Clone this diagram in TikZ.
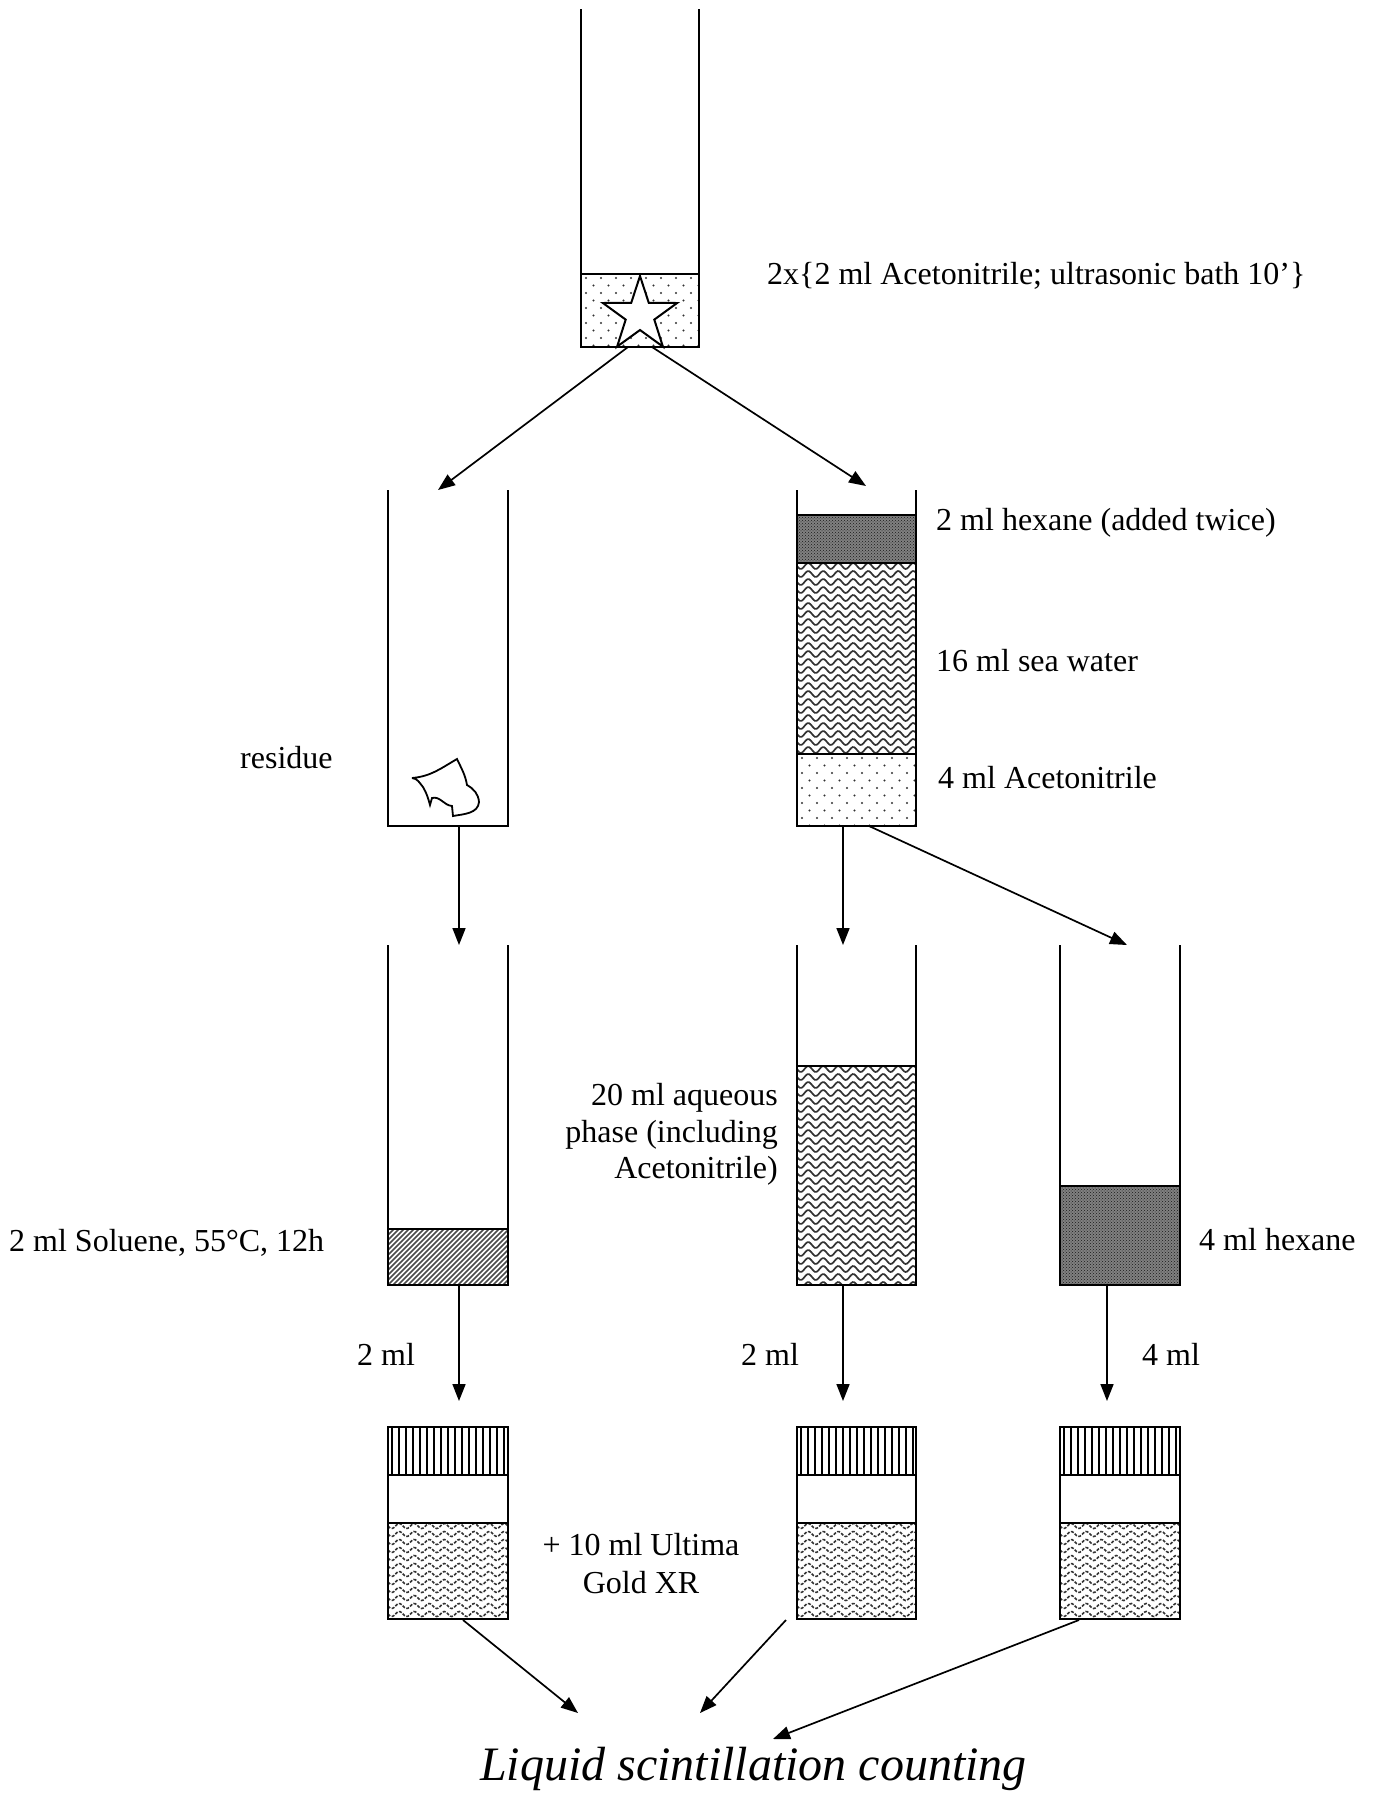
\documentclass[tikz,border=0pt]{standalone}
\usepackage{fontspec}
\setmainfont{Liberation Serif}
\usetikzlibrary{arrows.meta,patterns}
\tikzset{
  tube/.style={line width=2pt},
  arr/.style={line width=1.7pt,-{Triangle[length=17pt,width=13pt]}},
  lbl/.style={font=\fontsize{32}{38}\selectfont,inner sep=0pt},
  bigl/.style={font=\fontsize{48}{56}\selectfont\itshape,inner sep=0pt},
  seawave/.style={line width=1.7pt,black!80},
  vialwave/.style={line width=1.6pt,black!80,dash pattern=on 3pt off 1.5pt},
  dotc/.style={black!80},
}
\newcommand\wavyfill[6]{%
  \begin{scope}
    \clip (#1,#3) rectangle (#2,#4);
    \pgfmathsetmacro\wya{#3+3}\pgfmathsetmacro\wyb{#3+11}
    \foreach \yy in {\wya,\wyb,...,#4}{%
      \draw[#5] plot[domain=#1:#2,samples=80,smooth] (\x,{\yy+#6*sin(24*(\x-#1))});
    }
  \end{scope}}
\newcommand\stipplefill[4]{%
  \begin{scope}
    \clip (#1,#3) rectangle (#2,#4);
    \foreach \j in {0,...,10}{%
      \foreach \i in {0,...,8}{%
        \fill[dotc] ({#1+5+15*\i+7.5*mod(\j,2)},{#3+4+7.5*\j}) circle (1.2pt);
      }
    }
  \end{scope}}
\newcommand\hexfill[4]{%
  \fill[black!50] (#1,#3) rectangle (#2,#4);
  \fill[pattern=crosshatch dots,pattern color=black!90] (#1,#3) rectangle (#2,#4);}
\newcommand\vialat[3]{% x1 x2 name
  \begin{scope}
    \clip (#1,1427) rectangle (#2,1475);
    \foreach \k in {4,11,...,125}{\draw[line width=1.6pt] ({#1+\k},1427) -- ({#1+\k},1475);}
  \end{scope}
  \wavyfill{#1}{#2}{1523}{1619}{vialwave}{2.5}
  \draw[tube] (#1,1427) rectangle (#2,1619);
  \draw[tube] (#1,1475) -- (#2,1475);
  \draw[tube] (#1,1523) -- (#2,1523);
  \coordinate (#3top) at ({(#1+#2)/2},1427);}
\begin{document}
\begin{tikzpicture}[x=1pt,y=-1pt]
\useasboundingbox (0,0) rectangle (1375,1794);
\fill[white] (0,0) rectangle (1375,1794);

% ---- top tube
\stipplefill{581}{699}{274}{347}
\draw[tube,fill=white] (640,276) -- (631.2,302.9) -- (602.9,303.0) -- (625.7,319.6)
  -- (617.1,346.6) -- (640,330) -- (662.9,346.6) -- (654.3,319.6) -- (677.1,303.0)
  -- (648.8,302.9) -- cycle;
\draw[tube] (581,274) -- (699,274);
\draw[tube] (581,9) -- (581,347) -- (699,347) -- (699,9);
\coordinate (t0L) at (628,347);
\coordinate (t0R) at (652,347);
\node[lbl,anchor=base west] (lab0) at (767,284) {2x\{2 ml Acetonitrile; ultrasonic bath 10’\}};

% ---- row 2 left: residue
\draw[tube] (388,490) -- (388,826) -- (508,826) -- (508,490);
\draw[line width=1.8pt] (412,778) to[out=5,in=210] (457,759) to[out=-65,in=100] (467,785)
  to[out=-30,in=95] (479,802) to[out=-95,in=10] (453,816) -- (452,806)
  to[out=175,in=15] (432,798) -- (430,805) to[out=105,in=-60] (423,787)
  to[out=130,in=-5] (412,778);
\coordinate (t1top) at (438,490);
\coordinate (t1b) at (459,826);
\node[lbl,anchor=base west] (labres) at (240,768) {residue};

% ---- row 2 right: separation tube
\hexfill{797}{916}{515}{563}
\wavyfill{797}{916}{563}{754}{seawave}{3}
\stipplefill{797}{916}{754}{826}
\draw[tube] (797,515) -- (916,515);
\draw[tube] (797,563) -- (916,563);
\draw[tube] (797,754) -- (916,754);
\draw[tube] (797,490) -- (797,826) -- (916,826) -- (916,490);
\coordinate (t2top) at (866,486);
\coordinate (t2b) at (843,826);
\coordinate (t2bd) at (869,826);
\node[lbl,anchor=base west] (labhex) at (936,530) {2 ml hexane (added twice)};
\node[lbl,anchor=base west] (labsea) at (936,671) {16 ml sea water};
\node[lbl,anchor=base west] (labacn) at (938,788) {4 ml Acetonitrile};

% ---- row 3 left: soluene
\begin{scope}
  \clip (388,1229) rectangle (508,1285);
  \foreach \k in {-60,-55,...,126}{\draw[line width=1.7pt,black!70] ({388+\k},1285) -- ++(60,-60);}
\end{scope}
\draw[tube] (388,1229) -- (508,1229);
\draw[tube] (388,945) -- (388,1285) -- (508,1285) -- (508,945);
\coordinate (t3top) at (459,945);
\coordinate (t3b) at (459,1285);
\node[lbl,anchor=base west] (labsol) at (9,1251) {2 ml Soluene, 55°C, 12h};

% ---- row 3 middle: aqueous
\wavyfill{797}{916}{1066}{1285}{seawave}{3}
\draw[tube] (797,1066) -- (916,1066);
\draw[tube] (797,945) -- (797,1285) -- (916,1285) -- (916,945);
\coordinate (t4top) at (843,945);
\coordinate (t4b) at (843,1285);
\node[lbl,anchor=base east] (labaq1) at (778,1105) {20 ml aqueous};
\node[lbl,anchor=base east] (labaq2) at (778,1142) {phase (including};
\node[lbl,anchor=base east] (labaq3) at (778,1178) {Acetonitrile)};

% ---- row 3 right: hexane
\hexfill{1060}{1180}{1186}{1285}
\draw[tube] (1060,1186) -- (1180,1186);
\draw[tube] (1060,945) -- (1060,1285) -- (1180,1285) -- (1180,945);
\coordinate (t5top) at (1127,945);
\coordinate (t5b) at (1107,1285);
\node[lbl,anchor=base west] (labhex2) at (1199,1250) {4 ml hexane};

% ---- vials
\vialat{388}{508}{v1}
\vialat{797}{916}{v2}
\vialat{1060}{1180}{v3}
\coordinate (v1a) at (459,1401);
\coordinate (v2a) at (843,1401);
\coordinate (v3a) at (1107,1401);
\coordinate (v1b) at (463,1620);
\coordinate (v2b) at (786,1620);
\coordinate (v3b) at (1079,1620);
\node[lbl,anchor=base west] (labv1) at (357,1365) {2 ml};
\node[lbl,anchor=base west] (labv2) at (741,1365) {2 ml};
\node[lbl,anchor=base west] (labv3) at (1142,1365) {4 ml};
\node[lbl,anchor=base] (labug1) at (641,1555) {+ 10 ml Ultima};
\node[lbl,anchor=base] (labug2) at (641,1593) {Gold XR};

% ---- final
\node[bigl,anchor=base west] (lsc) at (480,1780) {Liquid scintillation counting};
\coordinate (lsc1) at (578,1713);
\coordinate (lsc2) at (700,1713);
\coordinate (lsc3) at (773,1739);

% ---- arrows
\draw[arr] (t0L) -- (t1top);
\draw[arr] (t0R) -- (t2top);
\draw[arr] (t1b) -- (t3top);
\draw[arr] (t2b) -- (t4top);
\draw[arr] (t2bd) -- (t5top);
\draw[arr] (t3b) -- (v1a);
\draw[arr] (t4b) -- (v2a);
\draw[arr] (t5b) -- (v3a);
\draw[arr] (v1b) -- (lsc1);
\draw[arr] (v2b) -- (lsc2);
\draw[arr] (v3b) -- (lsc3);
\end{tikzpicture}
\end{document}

◆ Exercise aim:
Transcribe the full listing character for character. Pictures are excluded.

◆ Output for this exercise:
Clone this diagram in TikZ.
\documentclass[tikz,border=0pt]{standalone}
\usepackage{fontspec}
\setmainfont{Liberation Serif}
\usetikzlibrary{arrows.meta,patterns}
\tikzset{
  tube/.style={line width=2pt},
  arr/.style={line width=1.7pt,-{Triangle[length=17pt,width=13pt]}},
  lbl/.style={font=\fontsize{32}{38}\selectfont,inner sep=0pt},
  bigl/.style={font=\fontsize{48}{56}\selectfont\itshape,inner sep=0pt},
  seawave/.style={line width=1.7pt,black!80},
  vialwave/.style={line width=1.6pt,black!80,dash pattern=on 3pt off 1.5pt},
  dotc/.style={black!80},
}
\newcommand\wavyfill[6]{%
  \begin{scope}
    \clip (#1,#3) rectangle (#2,#4);
    \pgfmathsetmacro\wya{#3+3}\pgfmathsetmacro\wyb{#3+11}
    \foreach \yy in {\wya,\wyb,...,#4}{%
      \draw[#5] plot[domain=#1:#2,samples=80,smooth] (\x,{\yy+#6*sin(24*(\x-#1))});
    }
  \end{scope}}
\newcommand\stipplefill[4]{%
  \begin{scope}
    \clip (#1,#3) rectangle (#2,#4);
    \foreach \j in {0,...,10}{%
      \foreach \i in {0,...,8}{%
        \fill[dotc] ({#1+5+15*\i+7.5*mod(\j,2)},{#3+4+7.5*\j}) circle (1.2pt);
      }
    }
  \end{scope}}
\newcommand\hexfill[4]{%
  \fill[black!50] (#1,#3) rectangle (#2,#4);
  \fill[pattern=crosshatch dots,pattern color=black!90] (#1,#3) rectangle (#2,#4);}
\newcommand\vialat[3]{% x1 x2 name
  \begin{scope}
    \clip (#1,1427) rectangle (#2,1475);
    \foreach \k in {4,11,...,125}{\draw[line width=1.6pt] ({#1+\k},1427) -- ({#1+\k},1475);}
  \end{scope}
  \wavyfill{#1}{#2}{1523}{1619}{vialwave}{2.5}
  \draw[tube] (#1,1427) rectangle (#2,1619);
  \draw[tube] (#1,1475) -- (#2,1475);
  \draw[tube] (#1,1523) -- (#2,1523);
  \coordinate (#3top) at ({(#1+#2)/2},1427);}
\begin{document}
\begin{tikzpicture}[x=1pt,y=-1pt]
\useasboundingbox (0,0) rectangle (1375,1794);
\fill[white] (0,0) rectangle (1375,1794);

% ---- top tube
\stipplefill{581}{699}{274}{347}
\draw[tube,fill=white] (640,276) -- (631.2,302.9) -- (602.9,303.0) -- (625.7,319.6)
  -- (617.1,346.6) -- (640,330) -- (662.9,346.6) -- (654.3,319.6) -- (677.1,303.0)
  -- (648.8,302.9) -- cycle;
\draw[tube] (581,274) -- (699,274);
\draw[tube] (581,9) -- (581,347) -- (699,347) -- (699,9);
\coordinate (t0L) at (628,347);
\coordinate (t0R) at (652,347);
\node[lbl,anchor=base west] (lab0) at (767,284) {2x\{2 ml Acetonitrile; ultrasonic bath 10’\}};

% ---- row 2 left: residue
\draw[tube] (388,490) -- (388,826) -- (508,826) -- (508,490);
\draw[line width=1.8pt] (412,778) to[out=5,in=210] (457,759) to[out=-65,in=100] (467,785)
  to[out=-30,in=95] (479,802) to[out=-95,in=10] (453,816) -- (452,806)
  to[out=175,in=15] (432,798) -- (430,805) to[out=105,in=-60] (423,787)
  to[out=130,in=-5] (412,778);
\coordinate (t1top) at (438,490);
\coordinate (t1b) at (459,826);
\node[lbl,anchor=base west] (labres) at (240,768) {residue};

% ---- row 2 right: separation tube
\hexfill{797}{916}{515}{563}
\wavyfill{797}{916}{563}{754}{seawave}{3}
\stipplefill{797}{916}{754}{826}
\draw[tube] (797,515) -- (916,515);
\draw[tube] (797,563) -- (916,563);
\draw[tube] (797,754) -- (916,754);
\draw[tube] (797,490) -- (797,826) -- (916,826) -- (916,490);
\coordinate (t2top) at (866,486);
\coordinate (t2b) at (843,826);
\coordinate (t2bd) at (869,826);
\node[lbl,anchor=base west] (labhex) at (936,530) {2 ml hexane (added twice)};
\node[lbl,anchor=base west] (labsea) at (936,671) {16 ml sea water};
\node[lbl,anchor=base west] (labacn) at (938,788) {4 ml Acetonitrile};

% ---- row 3 left: soluene
\begin{scope}
  \clip (388,1229) rectangle (508,1285);
  \foreach \k in {-60,-55,...,126}{\draw[line width=1.7pt,black!70] ({388+\k},1285) -- ++(60,-60);}
\end{scope}
\draw[tube] (388,1229) -- (508,1229);
\draw[tube] (388,945) -- (388,1285) -- (508,1285) -- (508,945);
\coordinate (t3top) at (459,945);
\coordinate (t3b) at (459,1285);
\node[lbl,anchor=base west] (labsol) at (9,1251) {2 ml Soluene, 55°C, 12h};

% ---- row 3 middle: aqueous
\wavyfill{797}{916}{1066}{1285}{seawave}{3}
\draw[tube] (797,1066) -- (916,1066);
\draw[tube] (797,945) -- (797,1285) -- (916,1285) -- (916,945);
\coordinate (t4top) at (843,945);
\coordinate (t4b) at (843,1285);
\node[lbl,anchor=base east] (labaq1) at (778,1105) {20 ml aqueous};
\node[lbl,anchor=base east] (labaq2) at (778,1142) {phase (including};
\node[lbl,anchor=base east] (labaq3) at (778,1178) {Acetonitrile)};

% ---- row 3 right: hexane
\hexfill{1060}{1180}{1186}{1285}
\draw[tube] (1060,1186) -- (1180,1186);
\draw[tube] (1060,945) -- (1060,1285) -- (1180,1285) -- (1180,945);
\coordinate (t5top) at (1127,945);
\coordinate (t5b) at (1107,1285);
\node[lbl,anchor=base west] (labhex2) at (1199,1250) {4 ml hexane};

% ---- vials
\vialat{388}{508}{v1}
\vialat{797}{916}{v2}
\vialat{1060}{1180}{v3}
\coordinate (v1a) at (459,1401);
\coordinate (v2a) at (843,1401);
\coordinate (v3a) at (1107,1401);
\coordinate (v1b) at (463,1620);
\coordinate (v2b) at (786,1620);
\coordinate (v3b) at (1079,1620);
\node[lbl,anchor=base west] (labv1) at (357,1365) {2 ml};
\node[lbl,anchor=base west] (labv2) at (741,1365) {2 ml};
\node[lbl,anchor=base west] (labv3) at (1142,1365) {4 ml};
\node[lbl,anchor=base] (labug1) at (641,1555) {+ 10 ml Ultima};
\node[lbl,anchor=base] (labug2) at (641,1593) {Gold XR};

% ---- final
\node[bigl,anchor=base west] (lsc) at (480,1780) {Liquid scintillation counting};
\coordinate (lsc1) at (578,1713);
\coordinate (lsc2) at (700,1713);
\coordinate (lsc3) at (773,1739);

% ---- arrows
\draw[arr] (t0L) -- (t1top);
\draw[arr] (t0R) -- (t2top);
\draw[arr] (t1b) -- (t3top);
\draw[arr] (t2b) -- (t4top);
\draw[arr] (t2bd) -- (t5top);
\draw[arr] (t3b) -- (v1a);
\draw[arr] (t4b) -- (v2a);
\draw[arr] (t5b) -- (v3a);
\draw[arr] (v1b) -- (lsc1);
\draw[arr] (v2b) -- (lsc2);
\draw[arr] (v3b) -- (lsc3);
\end{tikzpicture}
\end{document}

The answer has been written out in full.